§ **WHAT THIS TASK INVOLVES**:
Wherever the word "with" turns up in a line of the entries, copy that line.

§ **Dataset entries**:
"""

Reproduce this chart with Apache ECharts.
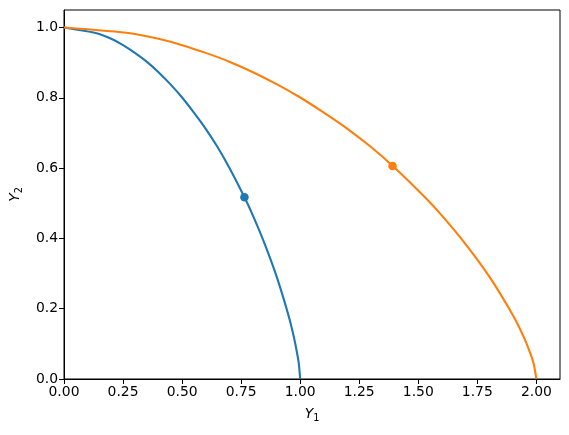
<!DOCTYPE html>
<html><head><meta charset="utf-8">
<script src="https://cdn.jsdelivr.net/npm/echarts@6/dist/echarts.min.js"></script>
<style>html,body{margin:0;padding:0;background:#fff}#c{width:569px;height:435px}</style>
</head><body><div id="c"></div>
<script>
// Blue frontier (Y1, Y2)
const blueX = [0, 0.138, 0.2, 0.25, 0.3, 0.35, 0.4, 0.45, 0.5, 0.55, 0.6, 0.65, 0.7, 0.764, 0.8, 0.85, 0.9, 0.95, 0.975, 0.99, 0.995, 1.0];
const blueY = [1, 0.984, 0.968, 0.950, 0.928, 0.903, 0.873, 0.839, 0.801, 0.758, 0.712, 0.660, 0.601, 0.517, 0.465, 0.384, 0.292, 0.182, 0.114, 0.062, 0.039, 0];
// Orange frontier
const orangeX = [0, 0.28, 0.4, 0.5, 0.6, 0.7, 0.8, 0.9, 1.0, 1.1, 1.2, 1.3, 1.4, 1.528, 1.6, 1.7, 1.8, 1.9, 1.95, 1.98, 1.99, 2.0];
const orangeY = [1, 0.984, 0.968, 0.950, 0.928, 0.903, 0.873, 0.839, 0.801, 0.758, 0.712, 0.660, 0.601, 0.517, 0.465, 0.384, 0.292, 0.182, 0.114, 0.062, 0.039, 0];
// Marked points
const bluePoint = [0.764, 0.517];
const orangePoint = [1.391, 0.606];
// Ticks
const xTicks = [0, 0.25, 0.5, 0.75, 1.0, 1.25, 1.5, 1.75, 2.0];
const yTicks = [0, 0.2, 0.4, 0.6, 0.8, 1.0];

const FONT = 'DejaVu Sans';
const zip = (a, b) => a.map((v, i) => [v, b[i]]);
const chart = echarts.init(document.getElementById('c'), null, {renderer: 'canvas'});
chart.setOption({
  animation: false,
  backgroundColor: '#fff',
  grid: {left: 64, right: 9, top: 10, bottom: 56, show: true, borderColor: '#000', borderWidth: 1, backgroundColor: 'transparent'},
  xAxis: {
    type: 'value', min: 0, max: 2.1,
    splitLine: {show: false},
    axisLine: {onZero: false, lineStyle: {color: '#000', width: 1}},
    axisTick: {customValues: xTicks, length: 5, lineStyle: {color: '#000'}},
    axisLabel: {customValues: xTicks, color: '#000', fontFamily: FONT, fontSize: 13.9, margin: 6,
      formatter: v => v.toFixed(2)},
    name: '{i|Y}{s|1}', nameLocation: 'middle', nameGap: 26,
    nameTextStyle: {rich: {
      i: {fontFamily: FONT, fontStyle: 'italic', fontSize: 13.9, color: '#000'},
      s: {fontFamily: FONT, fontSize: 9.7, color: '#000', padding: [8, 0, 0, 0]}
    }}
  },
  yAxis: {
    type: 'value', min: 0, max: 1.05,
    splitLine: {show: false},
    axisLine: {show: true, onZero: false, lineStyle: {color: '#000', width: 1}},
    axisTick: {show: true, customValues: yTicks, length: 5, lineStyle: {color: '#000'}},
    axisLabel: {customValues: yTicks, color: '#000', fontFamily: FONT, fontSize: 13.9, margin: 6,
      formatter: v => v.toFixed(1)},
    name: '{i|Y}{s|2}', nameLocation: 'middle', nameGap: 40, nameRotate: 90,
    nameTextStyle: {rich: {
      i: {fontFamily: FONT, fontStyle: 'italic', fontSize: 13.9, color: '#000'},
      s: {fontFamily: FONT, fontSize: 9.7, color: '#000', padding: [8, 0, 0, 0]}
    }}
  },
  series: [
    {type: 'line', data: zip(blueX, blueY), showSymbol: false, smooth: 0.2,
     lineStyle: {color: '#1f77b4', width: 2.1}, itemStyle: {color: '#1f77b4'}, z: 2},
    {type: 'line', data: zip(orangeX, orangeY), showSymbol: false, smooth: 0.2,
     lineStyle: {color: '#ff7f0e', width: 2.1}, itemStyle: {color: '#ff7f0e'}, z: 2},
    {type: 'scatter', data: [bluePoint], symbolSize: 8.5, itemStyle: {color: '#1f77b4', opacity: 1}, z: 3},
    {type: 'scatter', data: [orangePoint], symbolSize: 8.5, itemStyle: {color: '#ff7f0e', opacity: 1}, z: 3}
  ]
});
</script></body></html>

"""
"""

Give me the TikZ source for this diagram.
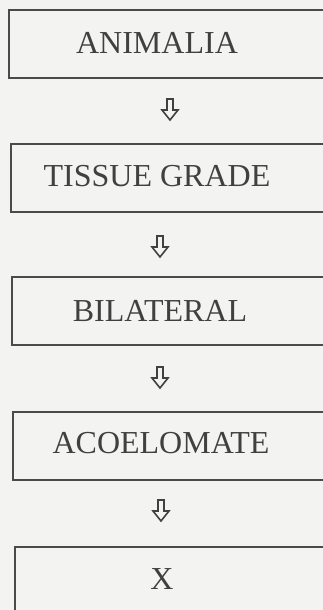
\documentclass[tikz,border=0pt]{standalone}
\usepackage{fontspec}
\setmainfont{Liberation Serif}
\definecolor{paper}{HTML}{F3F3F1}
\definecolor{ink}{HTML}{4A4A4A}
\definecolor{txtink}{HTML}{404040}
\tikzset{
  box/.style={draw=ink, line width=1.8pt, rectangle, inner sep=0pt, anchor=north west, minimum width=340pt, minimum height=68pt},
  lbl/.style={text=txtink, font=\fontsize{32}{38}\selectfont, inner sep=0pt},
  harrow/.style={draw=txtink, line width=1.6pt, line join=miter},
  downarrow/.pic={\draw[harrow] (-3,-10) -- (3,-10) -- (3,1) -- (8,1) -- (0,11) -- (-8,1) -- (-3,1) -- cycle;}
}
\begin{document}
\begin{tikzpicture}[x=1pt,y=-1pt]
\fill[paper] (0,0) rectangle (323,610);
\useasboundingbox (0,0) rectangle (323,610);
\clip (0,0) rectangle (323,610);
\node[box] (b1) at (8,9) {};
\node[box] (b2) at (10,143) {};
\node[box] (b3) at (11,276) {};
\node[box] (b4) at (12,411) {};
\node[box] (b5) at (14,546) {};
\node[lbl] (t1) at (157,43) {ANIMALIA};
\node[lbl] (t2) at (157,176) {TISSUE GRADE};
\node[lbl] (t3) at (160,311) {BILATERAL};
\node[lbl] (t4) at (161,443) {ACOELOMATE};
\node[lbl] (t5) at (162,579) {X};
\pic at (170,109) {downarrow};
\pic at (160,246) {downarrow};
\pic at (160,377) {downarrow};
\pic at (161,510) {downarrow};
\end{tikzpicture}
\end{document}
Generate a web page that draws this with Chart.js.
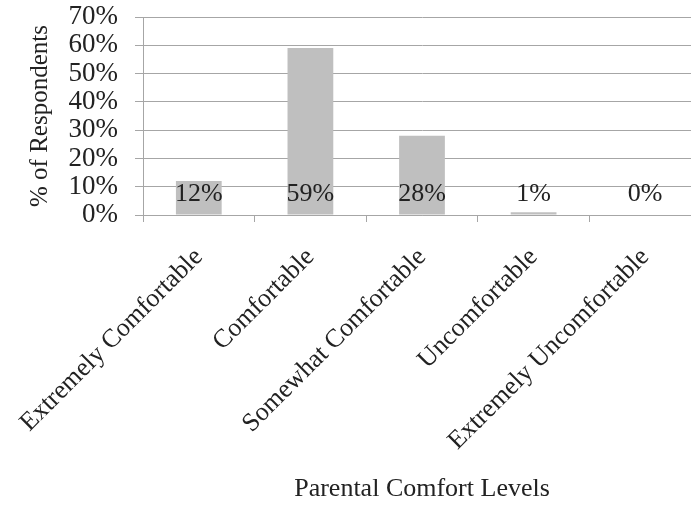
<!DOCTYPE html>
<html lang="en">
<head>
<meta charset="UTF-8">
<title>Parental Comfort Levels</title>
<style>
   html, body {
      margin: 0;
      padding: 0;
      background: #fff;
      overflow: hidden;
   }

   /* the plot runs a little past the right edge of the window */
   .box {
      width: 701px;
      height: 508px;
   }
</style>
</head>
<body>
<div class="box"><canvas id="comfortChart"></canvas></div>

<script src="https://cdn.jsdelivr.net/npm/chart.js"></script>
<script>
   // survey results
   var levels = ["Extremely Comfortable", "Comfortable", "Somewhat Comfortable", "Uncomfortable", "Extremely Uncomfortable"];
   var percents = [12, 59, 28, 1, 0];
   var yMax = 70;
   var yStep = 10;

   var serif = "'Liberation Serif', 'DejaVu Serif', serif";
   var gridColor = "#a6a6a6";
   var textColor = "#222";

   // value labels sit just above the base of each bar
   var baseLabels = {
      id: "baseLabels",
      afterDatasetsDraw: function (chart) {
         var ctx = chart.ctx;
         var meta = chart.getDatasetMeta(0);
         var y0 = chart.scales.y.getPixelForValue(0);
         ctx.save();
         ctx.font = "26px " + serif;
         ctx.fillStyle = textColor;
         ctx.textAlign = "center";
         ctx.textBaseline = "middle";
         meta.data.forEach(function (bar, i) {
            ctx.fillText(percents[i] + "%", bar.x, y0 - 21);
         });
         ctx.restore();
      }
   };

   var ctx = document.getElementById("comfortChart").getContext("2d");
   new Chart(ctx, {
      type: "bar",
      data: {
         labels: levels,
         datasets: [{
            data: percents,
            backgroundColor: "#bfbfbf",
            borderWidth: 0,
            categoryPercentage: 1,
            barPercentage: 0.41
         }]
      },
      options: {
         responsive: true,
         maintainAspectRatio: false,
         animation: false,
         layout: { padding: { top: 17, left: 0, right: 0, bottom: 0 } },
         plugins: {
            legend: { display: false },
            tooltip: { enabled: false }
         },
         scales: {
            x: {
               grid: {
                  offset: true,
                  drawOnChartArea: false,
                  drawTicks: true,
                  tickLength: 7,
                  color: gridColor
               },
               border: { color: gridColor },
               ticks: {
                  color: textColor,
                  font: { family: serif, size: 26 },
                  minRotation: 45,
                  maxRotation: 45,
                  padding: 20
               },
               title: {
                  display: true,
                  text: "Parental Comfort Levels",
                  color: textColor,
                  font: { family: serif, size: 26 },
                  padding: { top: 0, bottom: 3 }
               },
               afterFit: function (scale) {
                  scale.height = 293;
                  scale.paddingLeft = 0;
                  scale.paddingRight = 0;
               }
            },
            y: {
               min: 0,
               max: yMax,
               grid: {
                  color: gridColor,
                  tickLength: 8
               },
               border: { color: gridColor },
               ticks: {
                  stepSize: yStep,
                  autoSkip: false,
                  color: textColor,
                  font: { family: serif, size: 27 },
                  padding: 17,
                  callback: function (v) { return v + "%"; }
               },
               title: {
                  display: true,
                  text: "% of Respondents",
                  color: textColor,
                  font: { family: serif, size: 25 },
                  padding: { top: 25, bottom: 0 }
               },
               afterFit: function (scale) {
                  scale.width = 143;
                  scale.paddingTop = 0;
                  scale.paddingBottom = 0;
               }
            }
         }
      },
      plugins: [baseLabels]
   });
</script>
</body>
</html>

"""

§ **RESPONSE**:
Reproduce this chart with Apache ECharts.
Generate a web page that draws this with Chart.js.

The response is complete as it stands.